BASF invests in Renmatix technology

4 January 2012

BASF, through its subsidiary BASF Biorenewable Beteiligungs, is investing $30m in the US-based technology firm Renmatix.

BASF's subsidiary has led a $50m financing round, joined by new and existing investors.

Renmatix has developed a patented process, the Plantrose technology platform, through which industrial sugar can be produced in large quantities and at competitive cost from non-edible plant mass, including lignocellulosic biomass such as wood, cane trash and straw.

Through a two-step process, thebiomass is split into cellulose and sugar in supercritical water at a high temperature and pressure.

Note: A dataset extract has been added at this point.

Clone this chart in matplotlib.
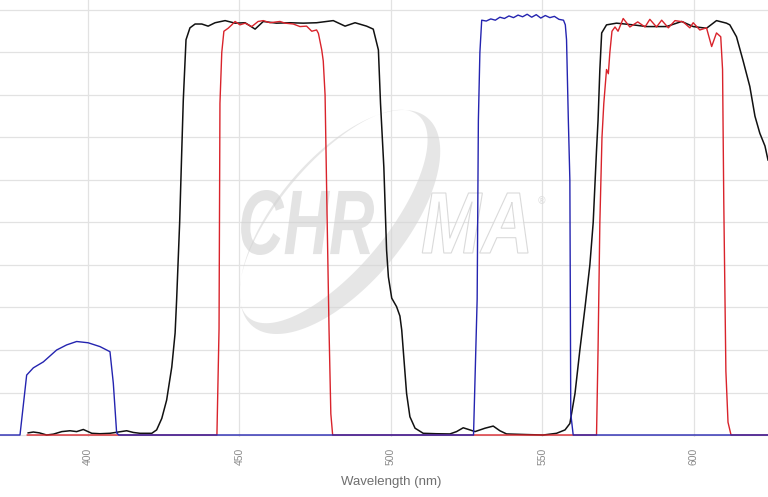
import numpy as np
import matplotlib
matplotlib.use("Agg")
import matplotlib.pyplot as plt
from matplotlib.path import Path
from matplotlib.patches import PathPatch
from matplotlib.textpath import TextPath
from matplotlib.font_manager import FontProperties

# ---- spectra (wavelength nm, transmission %) ----
black_wl = [380.3, 382, 384, 386.4, 388.6, 391.4, 394.1, 396.3, 398.5, 401.3, 404, 407.3,
            410, 412.8, 415, 417.2, 421.1, 422.7, 424.4, 426, 427.7, 428.8, 429.3, 430.3,
            431, 431.5, 432.4, 433.7, 435.4, 437.6, 439.7, 442, 445.3, 448.6, 451.9, 455.2,
            457.9, 462.3, 466.7, 471.1, 475.5, 481, 484.9, 488.2, 492, 494.2, 495.9, 496.6,
            497.7, 498.6, 499.2, 500.3, 501.9, 503, 503.6, 504.1, 505.2, 506.3, 508, 510.7,
            515, 519.5, 521.7, 523.9, 526.1, 527.8, 531.1, 533.8, 536, 538.2, 545, 550.3,
            554.7, 557.5, 559.1, 560.8, 562.4, 564.1, 565.7, 566.8, 567.9, 568.4, 569, 569.6,
            571.2, 574.5, 580, 584.4, 591, 596, 599.8, 604.2, 607.5, 610.8, 611.9, 614.1,
            616.3, 618.5, 620.2, 621.8, 623.5, 624.5]
black_t = [0.5, 0.7, 0.5, 0.0, 0.2, 0.8, 1.0, 0.8, 1.3, 0.4, 0.3, 0.4,
           0.7, 1.0, 0.6, 0.4, 0.4, 1.2, 3.9, 8.2, 16, 24, 31.8, 50,
           67, 78.8, 93, 95.8, 96.7, 96.7, 96.2, 97, 97.5, 96.9, 97, 95.5,
           97.3, 96.9, 97, 96.9, 97, 97.5, 96.2, 97, 96.2, 95.5, 90.6, 78,
           63, 43.5, 37.2, 32.2, 30.2, 28, 24.7, 20, 9.8, 4.3, 1.6, 0.4,
           0.3, 0.25, 0.8, 1.7, 1.2, 0.8, 1.6, 2.1, 1.0, 0.25, 0.1, 0.0,
           0.4, 1.2, 2.7, 9.8, 20, 30, 40, 50, 67, 74, 86, 94.6,
           96.5, 96.9, 96.5, 96.1, 96.1, 97.3, 96.1, 95.7, 97.5, 96.9, 96.5, 93.7,
           88, 82, 75, 71, 68, 64.7]

red_wl = [380, 442.6, 443.3, 443.6, 444.2, 444.9, 446.3, 447.5, 448.6, 450.2, 451.9, 454.1,
          456.2, 457.9, 460.1, 463.4, 465.1, 467.8, 470, 472.2, 473.9, 475.5, 476.1, 477.2,
          477.7, 478.3, 479, 479.6, 480.2, 480.8, 567.9, 568.4, 569, 569.7, 570.3, 571.2,
          571.8, 572.3, 573, 574, 575, 576.7, 578.9, 581.5, 583.9, 585.5, 587.7, 589.4,
          591.6, 593.8, 596.5, 598.7, 599.8, 602, 604.2, 605.9, 607.5, 608.9, 609.5, 609.9,
          610.6, 611.3, 612.3, 624.5]
red_t = [0, 0, 25, 78, 90, 95, 95.7, 96.5, 97.3, 96.5, 96.9, 96.1,
         97.3, 97.5, 97, 97.3, 96.9, 96.7, 96.1, 96.2, 95, 95.3, 94.5, 90.6,
         88, 80, 50, 25, 5, 0, 0, 20, 50, 70, 78, 86,
         85, 90, 95, 96, 95, 98, 96, 97.2, 96, 97.8, 96, 97.6,
         95.8, 97.5, 97.2, 95.8, 97, 95.3, 95.8, 91.4, 94.6, 93.7, 86, 55,
         15, 3, 0, 0]

blue_wl = [370, 377.6, 379.8, 382, 385.3, 389.7, 393, 396.3, 400.1, 404, 407.3, 408.4,
           409.5, 410.2, 527.3, 528.5, 528.9, 529.4, 530, 531.5, 533, 534.5, 536, 537.5,
           539, 540.5, 542, 543.5, 545, 546.5, 548, 549.5, 551, 552.5, 554, 555.5,
           557, 557.6, 558, 558.6, 559.1, 559.4, 560.2, 624.5]
blue_t = [0, 0, 14.1, 15.8, 17.2, 20, 21.2, 22, 21.7, 20.8, 19.6, 12.2,
          0.5, 0, 0, 32, 74, 90, 97.6, 97.4, 97.9, 97.6, 98.3, 98,
          98.6, 98.2, 98.8, 98.4, 99, 98.3, 98.9, 98.1, 98.7, 98.2, 98.5, 97.8,
          97.6, 96.5, 93, 74, 60, 5, 0, 0]

x_ticks = [400, 450, 500, 550, 600]

W, H = 768, 497
fig = plt.figure(figsize=(W / 100, H / 100), dpi=100)
ax = fig.add_axes([0, 60 / H, 1, 437 / H])
ax.set_xlim(371, 624.5)
ax.set_ylim(-0.47, 102.35)

ax.set_xticks(x_ticks)
ax.set_xticklabels([str(t) for t in x_ticks], rotation=90, fontsize=7.5,
                   color="#8a8a8a", family=["Liberation Sans", "DejaVu Sans"])
ax.set_yticks(range(0, 101, 10))
ax.set_yticklabels([])
ax.tick_params(length=0)
ax.tick_params(axis="x", pad=7.5)
ax.grid(True, color="#e2e2e2", lw=0.9)
ax.set_axisbelow(True)
for s in ax.spines.values():
    s.set_visible(False)

ax.set_xlabel("Wavelength (nm)", fontsize=9.5, color="#6f6f6f",
              family=["Liberation Sans Narrow", "Liberation Sans", "DejaVu Sans"])
ax.xaxis.set_label_coords(391 / W, -0.09)


# ---- watermark (placed in pixel units of the figure) ----
def px(x, y):
    return x / W, 1 - y / H


def text_patch(s, box, fc, ec, lw=0.8):
    fp = FontProperties(family="Liberation Sans", weight="bold", style="italic")
    tp = TextPath((0, 0), s, size=1, prop=fp)
    v = tp.vertices.copy()
    x0, y0 = v.min(axis=0)
    x1, y1 = v.max(axis=0)
    bx0, by0, bx1, by1 = box  # pixel box, y down
    fx = bx0 + (v[:, 0] - x0) / (x1 - x0) * (bx1 - bx0)
    fy = by1 - (v[:, 1] - y0) / (y1 - y0) * (by1 - by0)
    verts = np.column_stack([fx / W, 1 - fy / H])
    p = PathPatch(Path(verts, tp.codes), fc=fc, ec=ec, lw=lw,
                  transform=fig.transFigure, zorder=1.5)
    ax.add_patch(p)


def ellipse_pts(cx, cy, a, b, ang, n=200, rev=False):
    t = np.linspace(0, 2 * np.pi, n)
    if rev:
        t = t[::-1]
    ca, sa = np.cos(np.radians(ang)), np.sin(np.radians(ang))
    ex = a * np.cos(t)
    ey = b * np.sin(t)
    xs = cx + ex * ca - ey * sa
    ys = cy + ex * sa + ey * ca  # y up
    return np.column_stack([xs, ys])


cx, cy = 340, H - 222
outer = ellipse_pts(cx, cy, 136, 64, 50)
inner = ellipse_pts(cx - 6.5, cy + 5.5, 132, 53, 50, rev=True)
verts = np.vstack([outer, inner])
verts = verts / np.array([W, H])
codes = ([Path.MOVETO] + [Path.LINETO] * (len(outer) - 2) + [Path.CLOSEPOLY]) * 2
ax.add_patch(PathPatch(Path(verts, codes), fc="#d6d6d6", ec="none", alpha=0.6,
                       transform=fig.transFigure, zorder=1.5))

text_patch("CHR", (238, 190, 374, 255), fc=(0.82, 0.82, 0.82, 0.6), ec="none")
text_patch("MA", (421, 193, 528, 253), fc=(1, 1, 1, 0.5), ec=(0.84, 0.84, 0.84, 0.9), lw=0.8)
ax.text(*px(541, 201), "\u00ae", transform=fig.transFigure, fontsize=7,
        color="#dddddd", ha="center", va="center", zorder=1.5)

# ---- curves ----
ax.plot(black_wl, black_t, color="#111111", lw=1.1, zorder=3, solid_joinstyle="round")
ax.plot(red_wl, red_t, color="#d9232b", lw=1.0, zorder=4, solid_joinstyle="round")
ax.plot(blue_wl, blue_t, color="#2424b0", lw=1.0, zorder=5, solid_joinstyle="round")

fig.savefig("out.png", dpi=100)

Renmatix said that the industrial sugars are important renewable resources for the chemical industry, and can be used to produce biofuels or chemicals such as acrylic acid, a building block for plastics and intermediates by fermentative processes.

BASF incubation modelling, formulation research and technology senior vice-president Josef Wunsch said that Plantrose technology will allow the company to broaden its use of renewable raw materials while improving the cost effectiveness of value chains even further.

"In the partnership with Renmatix, BASF is pursuing a new direction while simultaneously underlining its corporate strategy of offering even more sustainable solutions," Wunsch said.

Renmatix CEO Mike Hamilton said they have already showed the functionality of the Plantrose process in a pilot plant and will be moving it to the industrial scale in cooperation with BASF.